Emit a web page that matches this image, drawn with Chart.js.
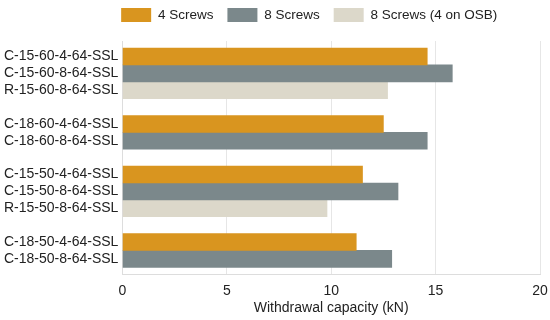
<!DOCTYPE html>
<html>
<head>
<meta charset="utf-8">
<script src="https://cdn.jsdelivr.net/npm/chart.js@4"></script>
<style>
  html, body { margin: 0; padding: 0; background: #fff; }
  #wrap { width: 550px; height: 320px; }
</style>
</head>
<body>
<div id="wrap"><canvas id="withdrawalChart"></canvas></div>
<script>
//rows from top to bottom, '' = blank spacer row between groups
const rows = [
    'C-15-60-4-64-SSL', 'C-15-60-8-64-SSL', 'R-15-60-8-64-SSL', '',
    'C-18-60-4-64-SSL', 'C-18-60-8-64-SSL', '',
    'C-15-50-4-64-SSL', 'C-15-50-8-64-SSL', 'R-15-50-8-64-SSL', '',
    'C-18-50-4-64-SSL', 'C-18-50-8-64-SSL'
];
//withdrawal capacity (kN), null where that row belongs to another series
const fourScrews  = [14.6, null, null, null, 12.5, null, null, 11.5, null, null, null, 11.2, null];
const eightScrews = [null, 15.8, null, null, null, 14.6, null, null, 13.2, null, null, null, 12.9];
const eightOsb    = [null, null, 12.7, null, null, null, null, null, null, 9.8, null, null, null];
const xTicks = [0, 5, 10, 15, 20];

Chart.defaults.font.family = "'Liberation Sans', Arial, sans-serif";
Chart.defaults.color = '#222';

//turn a value list into {x, y} points, y = row index
const toPoints = vals => vals.map((v, i) => ({x: v, y: i})).filter(p => p.x !== null);

const barStyle = {grouped: false, barPercentage: 1, categoryPercentage: 1, borderWidth: 0};

//legend nudge: a bit more room under it and moved left like the original
const legendTweak = {
    id: 'legendTweak',
    beforeInit(chart) {
        const fit = chart.legend.fit;
        chart.legend.fit = function() {
            fit.call(this);
            this.height += 9;
        };
    },
    afterLayout(chart) {
        chart.legend.left -= 22;
        chart.legend.right -= 22;
    }
};

const ctx = document.getElementById('withdrawalChart');
const withdrawalChart = new Chart(ctx, {
    type: 'bar',
    data: {
        datasets: [
            {label: '4 Screws', data: toPoints(fourScrews), backgroundColor: '#d9951f', ...barStyle},
            {label: '8 Screws', data: toPoints(eightScrews), backgroundColor: '#7b888b', ...barStyle},
            {label: '8 Screws (4 on OSB)', data: toPoints(eightOsb), backgroundColor: '#dcd8ca', ...barStyle}
        ]
    },
    options: {
        indexAxis: 'y',
        responsive: true,
        maintainAspectRatio: false,
        animation: false,
        layout: {padding: {left: 0, right: 0, top: -6, bottom: 3}},
        scales: {
            y: {
                type: 'linear',
                offset: false,
                reverse: true, //first row on top
                min: -0.92,
                max: 12.92,
                afterBuildTicks: scale => { scale.ticks = rows.map((r, i) => ({value: i})); },
                grid: {display: false, drawTicks: false, offset: false},
                border: {color: '#dddddd'},
                ticks: {
                    autoSkip: false,
                    padding: 4,
                    font: {size: 14},
                    color: '#222',
                    callback: v => rows[v]
                }
            },
            x: {
                min: 0,
                max: 20,
                afterBuildTicks: scale => { scale.ticks = xTicks.map(v => ({value: v})); },
                afterFit: scale => { scale.paddingRight = 10; }, //only room for half of the "20"
                grid: {color: '#e6e6e6', drawTicks: false},
                border: {color: '#dddddd'},
                ticks: {padding: 8, font: {size: 14}, color: '#222'},
                title: {
                    display: true,
                    text: 'Withdrawal capacity (kN)',
                    font: {size: 14},
                    color: '#222',
                    padding: {top: -7, bottom: 0}
                }
            }
        },
        plugins: {
            legend: {
                position: 'top',
                fullSize: false,
                labels: {
                    boxWidth: 30,
                    boxHeight: 14,
                    padding: 14,
                    font: {size: 13.5},
                    color: '#222'
                }
            },
            tooltip: {enabled: false}
        }
    },
    plugins: [legendTweak]
});
</script>
</body>
</html>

- - - - -

Please transcribe the material above exactly as written. Leave the pictures out.

Emit a web page that matches this image, drawn with Chart.js.
<!DOCTYPE html>
<html>
<head>
<meta charset="utf-8">
<script src="https://cdn.jsdelivr.net/npm/chart.js@4"></script>
<style>
  html, body { margin: 0; padding: 0; background: #fff; }
  #wrap { width: 550px; height: 320px; }
</style>
</head>
<body>
<div id="wrap"><canvas id="withdrawalChart"></canvas></div>
<script>
//rows from top to bottom, '' = blank spacer row between groups
const rows = [
    'C-15-60-4-64-SSL', 'C-15-60-8-64-SSL', 'R-15-60-8-64-SSL', '',
    'C-18-60-4-64-SSL', 'C-18-60-8-64-SSL', '',
    'C-15-50-4-64-SSL', 'C-15-50-8-64-SSL', 'R-15-50-8-64-SSL', '',
    'C-18-50-4-64-SSL', 'C-18-50-8-64-SSL'
];
//withdrawal capacity (kN), null where that row belongs to another series
const fourScrews  = [14.6, null, null, null, 12.5, null, null, 11.5, null, null, null, 11.2, null];
const eightScrews = [null, 15.8, null, null, null, 14.6, null, null, 13.2, null, null, null, 12.9];
const eightOsb    = [null, null, 12.7, null, null, null, null, null, null, 9.8, null, null, null];
const xTicks = [0, 5, 10, 15, 20];

Chart.defaults.font.family = "'Liberation Sans', Arial, sans-serif";
Chart.defaults.color = '#222';

//turn a value list into {x, y} points, y = row index
const toPoints = vals => vals.map((v, i) => ({x: v, y: i})).filter(p => p.x !== null);

const barStyle = {grouped: false, barPercentage: 1, categoryPercentage: 1, borderWidth: 0};

//legend nudge: a bit more room under it and moved left like the original
const legendTweak = {
    id: 'legendTweak',
    beforeInit(chart) {
        const fit = chart.legend.fit;
        chart.legend.fit = function() {
            fit.call(this);
            this.height += 9;
        };
    },
    afterLayout(chart) {
        chart.legend.left -= 22;
        chart.legend.right -= 22;
    }
};

const ctx = document.getElementById('withdrawalChart');
const withdrawalChart = new Chart(ctx, {
    type: 'bar',
    data: {
        datasets: [
            {label: '4 Screws', data: toPoints(fourScrews), backgroundColor: '#d9951f', ...barStyle},
            {label: '8 Screws', data: toPoints(eightScrews), backgroundColor: '#7b888b', ...barStyle},
            {label: '8 Screws (4 on OSB)', data: toPoints(eightOsb), backgroundColor: '#dcd8ca', ...barStyle}
        ]
    },
    options: {
        indexAxis: 'y',
        responsive: true,
        maintainAspectRatio: false,
        animation: false,
        layout: {padding: {left: 0, right: 0, top: -6, bottom: 3}},
        scales: {
            y: {
                type: 'linear',
                offset: false,
                reverse: true, //first row on top
                min: -0.92,
                max: 12.92,
                afterBuildTicks: scale => { scale.ticks = rows.map((r, i) => ({value: i})); },
                grid: {display: false, drawTicks: false, offset: false},
                border: {color: '#dddddd'},
                ticks: {
                    autoSkip: false,
                    padding: 4,
                    font: {size: 14},
                    color: '#222',
                    callback: v => rows[v]
                }
            },
            x: {
                min: 0,
                max: 20,
                afterBuildTicks: scale => { scale.ticks = xTicks.map(v => ({value: v})); },
                afterFit: scale => { scale.paddingRight = 10; }, //only room for half of the "20"
                grid: {color: '#e6e6e6', drawTicks: false},
                border: {color: '#dddddd'},
                ticks: {padding: 8, font: {size: 14}, color: '#222'},
                title: {
                    display: true,
                    text: 'Withdrawal capacity (kN)',
                    font: {size: 14},
                    color: '#222',
                    padding: {top: -7, bottom: 0}
                }
            }
        },
        plugins: {
            legend: {
                position: 'top',
                fullSize: false,
                labels: {
                    boxWidth: 30,
                    boxHeight: 14,
                    padding: 14,
                    font: {size: 13.5},
                    color: '#222'
                }
            },
            tooltip: {enabled: false}
        }
    },
    plugins: [legendTweak]
});
</script>
</body>
</html>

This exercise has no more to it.